Weizenbaum got the first indication of this phenomenon when he invited his secretary to try the
system. After a couple of minutes typing with Eliza, the secretary (who had watched Weizenbaum
work on the software for many previous months, and could be expected to understand better than most
that it was just a computer program) asked Weizenbaum to leave the room so that she could continue
her dialogue in private!


The Turing test failed on its first outing, as the secretary plainly regarded this elementary software
(with no pretensions to artificial intelligence) as human. Rather than the software showing intelligence,
the humans showed gullibility. Eliza proved to be a popular program, and was adapted by Bolt
Berenek and Newman, a Boston computer consul-tancy.
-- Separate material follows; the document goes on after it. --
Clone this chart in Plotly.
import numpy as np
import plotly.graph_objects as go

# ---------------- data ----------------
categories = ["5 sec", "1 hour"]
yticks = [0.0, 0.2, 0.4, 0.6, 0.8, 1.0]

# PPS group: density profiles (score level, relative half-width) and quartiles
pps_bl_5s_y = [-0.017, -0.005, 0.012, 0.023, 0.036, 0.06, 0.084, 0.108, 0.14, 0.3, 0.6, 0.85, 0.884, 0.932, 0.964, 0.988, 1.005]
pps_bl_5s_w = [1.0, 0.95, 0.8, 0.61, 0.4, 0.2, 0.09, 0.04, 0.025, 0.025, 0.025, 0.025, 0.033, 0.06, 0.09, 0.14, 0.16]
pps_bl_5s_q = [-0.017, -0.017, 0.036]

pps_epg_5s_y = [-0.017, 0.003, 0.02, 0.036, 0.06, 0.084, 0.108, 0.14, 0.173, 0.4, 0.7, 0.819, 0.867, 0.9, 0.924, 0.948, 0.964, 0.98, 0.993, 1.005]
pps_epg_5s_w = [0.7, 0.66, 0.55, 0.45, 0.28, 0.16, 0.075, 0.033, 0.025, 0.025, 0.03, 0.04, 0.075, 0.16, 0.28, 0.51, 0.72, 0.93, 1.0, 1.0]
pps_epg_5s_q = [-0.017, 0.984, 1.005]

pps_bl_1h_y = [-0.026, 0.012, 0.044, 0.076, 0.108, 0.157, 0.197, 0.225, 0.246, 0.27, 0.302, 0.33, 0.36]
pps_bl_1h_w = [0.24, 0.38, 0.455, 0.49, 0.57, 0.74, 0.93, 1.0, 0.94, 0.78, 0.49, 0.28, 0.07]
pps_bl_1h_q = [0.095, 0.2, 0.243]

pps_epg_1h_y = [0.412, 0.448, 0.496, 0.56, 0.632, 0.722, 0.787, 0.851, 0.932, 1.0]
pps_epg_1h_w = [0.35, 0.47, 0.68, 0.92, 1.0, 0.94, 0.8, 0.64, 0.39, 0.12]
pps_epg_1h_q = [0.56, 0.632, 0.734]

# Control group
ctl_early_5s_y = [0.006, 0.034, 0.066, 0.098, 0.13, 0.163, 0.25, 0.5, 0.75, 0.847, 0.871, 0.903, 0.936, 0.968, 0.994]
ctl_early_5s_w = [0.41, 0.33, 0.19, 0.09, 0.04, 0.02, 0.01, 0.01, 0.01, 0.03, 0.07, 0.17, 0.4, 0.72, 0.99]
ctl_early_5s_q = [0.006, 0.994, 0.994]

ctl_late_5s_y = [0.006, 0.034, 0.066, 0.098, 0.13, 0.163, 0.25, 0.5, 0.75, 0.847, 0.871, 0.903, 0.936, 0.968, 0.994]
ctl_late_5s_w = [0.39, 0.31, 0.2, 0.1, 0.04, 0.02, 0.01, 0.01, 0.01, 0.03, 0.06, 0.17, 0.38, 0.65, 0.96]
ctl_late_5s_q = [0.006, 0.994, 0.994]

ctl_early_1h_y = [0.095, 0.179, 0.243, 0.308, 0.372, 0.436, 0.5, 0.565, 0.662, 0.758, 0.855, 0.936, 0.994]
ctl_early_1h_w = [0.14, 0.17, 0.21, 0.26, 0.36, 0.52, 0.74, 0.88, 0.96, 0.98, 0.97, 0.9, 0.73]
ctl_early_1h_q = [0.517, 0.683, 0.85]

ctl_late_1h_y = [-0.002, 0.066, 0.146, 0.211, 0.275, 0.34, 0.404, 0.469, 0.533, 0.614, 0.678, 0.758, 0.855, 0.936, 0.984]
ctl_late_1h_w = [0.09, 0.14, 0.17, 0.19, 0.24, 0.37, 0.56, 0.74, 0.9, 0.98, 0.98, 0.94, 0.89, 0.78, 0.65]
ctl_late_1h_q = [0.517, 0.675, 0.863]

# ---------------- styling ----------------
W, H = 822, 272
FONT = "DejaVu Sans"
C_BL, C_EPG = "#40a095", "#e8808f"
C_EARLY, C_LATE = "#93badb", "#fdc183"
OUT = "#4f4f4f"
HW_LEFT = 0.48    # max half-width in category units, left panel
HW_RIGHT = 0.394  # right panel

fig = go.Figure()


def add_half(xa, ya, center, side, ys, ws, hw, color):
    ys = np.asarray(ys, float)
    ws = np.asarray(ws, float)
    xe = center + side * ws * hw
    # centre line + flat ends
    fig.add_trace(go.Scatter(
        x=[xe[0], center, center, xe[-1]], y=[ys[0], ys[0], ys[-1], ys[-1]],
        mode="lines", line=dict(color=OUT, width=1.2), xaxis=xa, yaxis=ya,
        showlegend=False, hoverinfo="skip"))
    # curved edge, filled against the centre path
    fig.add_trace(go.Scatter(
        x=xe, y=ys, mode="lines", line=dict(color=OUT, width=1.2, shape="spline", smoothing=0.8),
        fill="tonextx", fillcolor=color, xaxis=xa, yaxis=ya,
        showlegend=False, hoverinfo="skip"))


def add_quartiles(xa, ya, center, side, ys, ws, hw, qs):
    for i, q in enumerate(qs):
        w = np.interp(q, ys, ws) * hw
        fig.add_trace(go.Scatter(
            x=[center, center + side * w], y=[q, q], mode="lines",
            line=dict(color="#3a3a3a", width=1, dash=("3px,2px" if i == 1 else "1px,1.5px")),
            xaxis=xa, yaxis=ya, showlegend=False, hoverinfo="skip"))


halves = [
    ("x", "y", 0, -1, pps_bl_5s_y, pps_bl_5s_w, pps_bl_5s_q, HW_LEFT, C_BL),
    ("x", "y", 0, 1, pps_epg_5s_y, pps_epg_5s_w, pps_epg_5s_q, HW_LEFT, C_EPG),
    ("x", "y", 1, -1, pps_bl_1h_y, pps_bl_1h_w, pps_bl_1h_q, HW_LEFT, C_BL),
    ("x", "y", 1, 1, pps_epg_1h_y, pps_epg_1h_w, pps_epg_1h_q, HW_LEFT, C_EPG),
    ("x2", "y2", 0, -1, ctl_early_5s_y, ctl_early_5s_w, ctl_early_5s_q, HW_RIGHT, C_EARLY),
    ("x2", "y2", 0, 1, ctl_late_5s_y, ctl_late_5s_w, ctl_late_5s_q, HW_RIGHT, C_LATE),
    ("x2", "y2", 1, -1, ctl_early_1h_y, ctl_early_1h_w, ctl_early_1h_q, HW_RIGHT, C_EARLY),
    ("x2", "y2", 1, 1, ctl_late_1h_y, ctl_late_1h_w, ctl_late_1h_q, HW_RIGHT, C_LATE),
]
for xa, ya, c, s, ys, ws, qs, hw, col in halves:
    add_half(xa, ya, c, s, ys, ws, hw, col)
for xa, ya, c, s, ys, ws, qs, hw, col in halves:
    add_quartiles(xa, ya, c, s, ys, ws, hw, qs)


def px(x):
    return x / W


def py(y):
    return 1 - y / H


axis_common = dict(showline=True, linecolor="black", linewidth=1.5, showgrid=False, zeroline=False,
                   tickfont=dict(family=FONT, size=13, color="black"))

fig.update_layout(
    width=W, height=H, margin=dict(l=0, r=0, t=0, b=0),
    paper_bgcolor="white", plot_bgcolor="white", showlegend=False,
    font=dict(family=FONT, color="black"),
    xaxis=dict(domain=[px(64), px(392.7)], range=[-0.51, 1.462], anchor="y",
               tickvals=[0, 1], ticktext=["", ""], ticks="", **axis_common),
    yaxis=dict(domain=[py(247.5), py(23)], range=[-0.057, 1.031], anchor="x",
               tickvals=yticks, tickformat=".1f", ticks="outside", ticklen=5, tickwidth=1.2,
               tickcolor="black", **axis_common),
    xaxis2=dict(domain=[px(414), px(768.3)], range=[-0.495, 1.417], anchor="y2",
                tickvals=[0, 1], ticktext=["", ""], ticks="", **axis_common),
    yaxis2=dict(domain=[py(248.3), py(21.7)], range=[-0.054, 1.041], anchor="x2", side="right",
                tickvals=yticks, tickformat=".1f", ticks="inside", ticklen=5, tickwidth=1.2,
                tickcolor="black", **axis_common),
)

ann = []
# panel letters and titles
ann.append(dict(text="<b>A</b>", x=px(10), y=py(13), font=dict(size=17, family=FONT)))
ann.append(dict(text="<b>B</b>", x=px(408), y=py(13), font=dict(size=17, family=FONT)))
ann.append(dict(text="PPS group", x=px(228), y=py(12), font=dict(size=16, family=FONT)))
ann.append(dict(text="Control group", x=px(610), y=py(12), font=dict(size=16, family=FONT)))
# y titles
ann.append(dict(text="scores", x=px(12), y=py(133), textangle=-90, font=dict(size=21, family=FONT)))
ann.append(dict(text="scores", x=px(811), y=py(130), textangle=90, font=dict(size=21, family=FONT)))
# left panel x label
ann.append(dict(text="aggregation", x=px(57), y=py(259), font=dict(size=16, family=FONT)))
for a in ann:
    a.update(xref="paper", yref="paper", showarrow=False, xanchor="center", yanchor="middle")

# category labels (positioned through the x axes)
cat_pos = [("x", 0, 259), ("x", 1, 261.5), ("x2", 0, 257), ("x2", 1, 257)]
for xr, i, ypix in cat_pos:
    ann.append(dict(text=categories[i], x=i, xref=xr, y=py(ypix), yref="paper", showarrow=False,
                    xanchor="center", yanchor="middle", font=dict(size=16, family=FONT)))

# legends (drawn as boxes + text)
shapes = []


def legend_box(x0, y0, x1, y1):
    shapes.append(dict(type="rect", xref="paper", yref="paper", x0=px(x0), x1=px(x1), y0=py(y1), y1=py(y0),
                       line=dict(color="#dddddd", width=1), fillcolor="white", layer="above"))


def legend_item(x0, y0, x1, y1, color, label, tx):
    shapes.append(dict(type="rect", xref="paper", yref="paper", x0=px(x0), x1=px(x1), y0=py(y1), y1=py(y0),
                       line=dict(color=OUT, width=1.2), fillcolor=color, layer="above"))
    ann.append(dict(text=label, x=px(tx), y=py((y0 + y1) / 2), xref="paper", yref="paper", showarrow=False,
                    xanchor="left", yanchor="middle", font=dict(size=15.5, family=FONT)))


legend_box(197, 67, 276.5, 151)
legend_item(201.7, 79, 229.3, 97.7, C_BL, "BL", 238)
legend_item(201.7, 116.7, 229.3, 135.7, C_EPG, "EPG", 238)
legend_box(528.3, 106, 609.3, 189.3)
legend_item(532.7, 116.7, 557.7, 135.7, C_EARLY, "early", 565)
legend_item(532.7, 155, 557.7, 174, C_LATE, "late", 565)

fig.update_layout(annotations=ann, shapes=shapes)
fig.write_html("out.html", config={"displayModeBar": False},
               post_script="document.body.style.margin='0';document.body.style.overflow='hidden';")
This led to a more severe test when a BBN
vice president found himself connected to Eliza instead of the programmer he was expecting.


Eliza Meets the VP


Computer scientist Daniel Bobrow gave this account in the December 1968 issue of the SIGART
Newsletter.


One Saturday morning about 9am, a BBN vice-president in charge of selling our Telcomp commercial
service arrived at our computer room hoping to be able to use the computer for a demonstration. He
found a note on the teletype that read: "type all messages into this teletype, and end them with a
period." The note was left there by one of the programming bums who had just succeeded in making
run a Lisp version of the Doctor program (based on ELIZA as developed by Weizenbaum). However,
the VP thought that this note indicated that this teletype was linked with the one in my home, since I
often used the computer all night. Therefore, he started typing to "me", but in fact was typing to the
Doctor program. The following conversation ensued:


vp: Do you think that I can use the computer this morning?


teletype: Why do you ask?


vp: I might be able to make some additional telcomp sales.


teletype: Why aren't you sure?


vp: My prospective customers have never seen a demonstration of the system.


teletype: Does this mean very much to you?


vp: Of course it does.


teletype: You seem very positive of that.


vp: This is ridiculous.


teletype: What do you mean this is ridiculous?